Künstliche Intelligenz in der Medizin
Tisch reservieren und Diagnose erhalten

Künstliche Intelligenz nimmt immer mehr ihren Platz in der Medizin ein. Durch die Analyse menschlicher Stimmmerkmale könnte sie bald Hinweise auf mögliche Krankheiten geben. Bis es so weit ist, sind aber noch einige technische, ethische und rechtliche Fragen zu klären.

Wer telefonisch einen Tisch im Lieblingsrestaurant reserviert, könnte bald von seinem Smartphone die Empfehlung erhalten, sich ärztlich untersuchen zu lassen: nicht wegen der Wahl des Restaurants, sondern aufgrund von Auffälligkeiten, die das Smartphone in der Stimme ermittelt hat. An dieser und ähnlichen Visionen arbeiten Forschende derzeit weltweit. In den USA erstellen Wissenschaftlerinnen und Wissenschaftler etwa eine umfassende Datenbank mit Sprechproben von Menschen mit Herzinsuffizienz, Krebs, Parkinson und vielen anderen Krankheiten. 

Künstliche Intelligenz analysiert Stimmdaten

Versehen mit der Diagnose und genetischen Merkmalen der Sprechenden dienen die Sprechproben dazu, künstliche Intelligenz (KI) zu trainieren. «Die KI untersucht bei den Sprachsamples alles Mögliche: etwa Sprechtempo, Tonhöhen, Wortwahl, Atmungs- und sogar Hintergrundgeräusche», erklärt Prof. Dr. Alfred Angerer, Leiter der Fachstelle Gesundheitsmanagement an der ZHAW. Je mehr Sprechproben sie zur Verfügung hat, desto genauere Diagnosen kann die künstliche Intelligenz stellen. «Noch genauer werden solche KI, wenn beispielsweise mein Smartphone meine Sprache schon seit langer Zeit kennt.» 

Alexa im Patientenzimmer

Das würde sehr viele neue Möglichkeiten in der Medizin eröffnen. «Vorstellbar ist etwa eine Art Alexa, die im Patientenzimmer oder am Telefon mithört und so die Diagnose des Arztes unterstützt.» Spannend könnte es auch in der Prävention werden – gerade bei Krankheiten im Hals-Nasen-Ohren-Bereich (HNO), die die Sprache direkt verändern. «Auch im Mental Health gibt es sehr naheliegende Anwendungen», erklärt Angerer. «Wenn sich die Sprachgeschwindigkeit und Wortwahl verändert, könnte das beispielsweise ein frühes Anzeichen für Depressionen oder Alzheimer sein.» 

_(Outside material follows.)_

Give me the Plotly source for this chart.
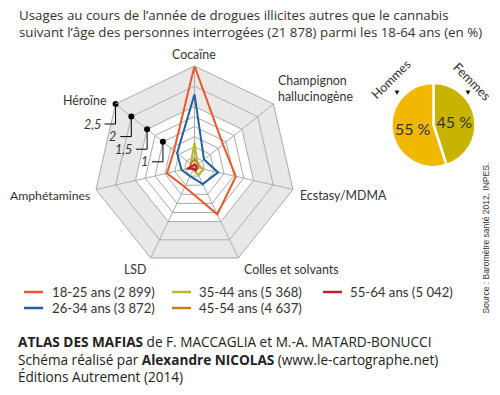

Auch Diabetes, Parkinson, Herzinsuffizienz und andere Krankheiten könnten so früher erkannt werden. Darüber hinaus könnte künstliche Intelligenz Zusammenhänge zwischen Sprechmerkmalen und Krankheiten entdecken, von denen bisher niemand wusste. «Ich würde da grundsätzlich nichts ausschliessen», so Angerer.

Technische, ethische und rechtliche Fragen

Damit künstliche Intelligenz derartige Unterstützung bieten kann, braucht es mehrere zehntausend gut kontrollierte und hochwertige Sprechproben mit Diagnosen. Nicht nur bei seltenen Krankheiten kann dies eine Herausforderung sein, wie Angerer am Beispiel deutlich macht: «Wo bekomme ich 100‘000 Sprachsamples von Alzheimer-Patientinnen und -Patienten in verschiedenen Stadien, um eine KI zu trainieren?» Zudem ist unklar, ob sich die Erkenntnisse aus Sprechproben einer Sprache auf andere Sprachen übertragen lassen. 

Weiter stellt sich die Frage nach dem Umgang mit den Daten: «Eine Firma könnte die Anrufe ihrer Hotline mit einer KI durchleuchten, um festzustellen, wer an einer Depression leidet», gibt Angerer zu bedenken. Gesetzlich sind also noch sehr viele Fragen offen, sollten solche Systeme breit eingeführt werden. «Aber wenn diese gelöst werden, könnten solche Lösungen viel menschliches Leid in unserem Gesundheitssystem vermeiden.»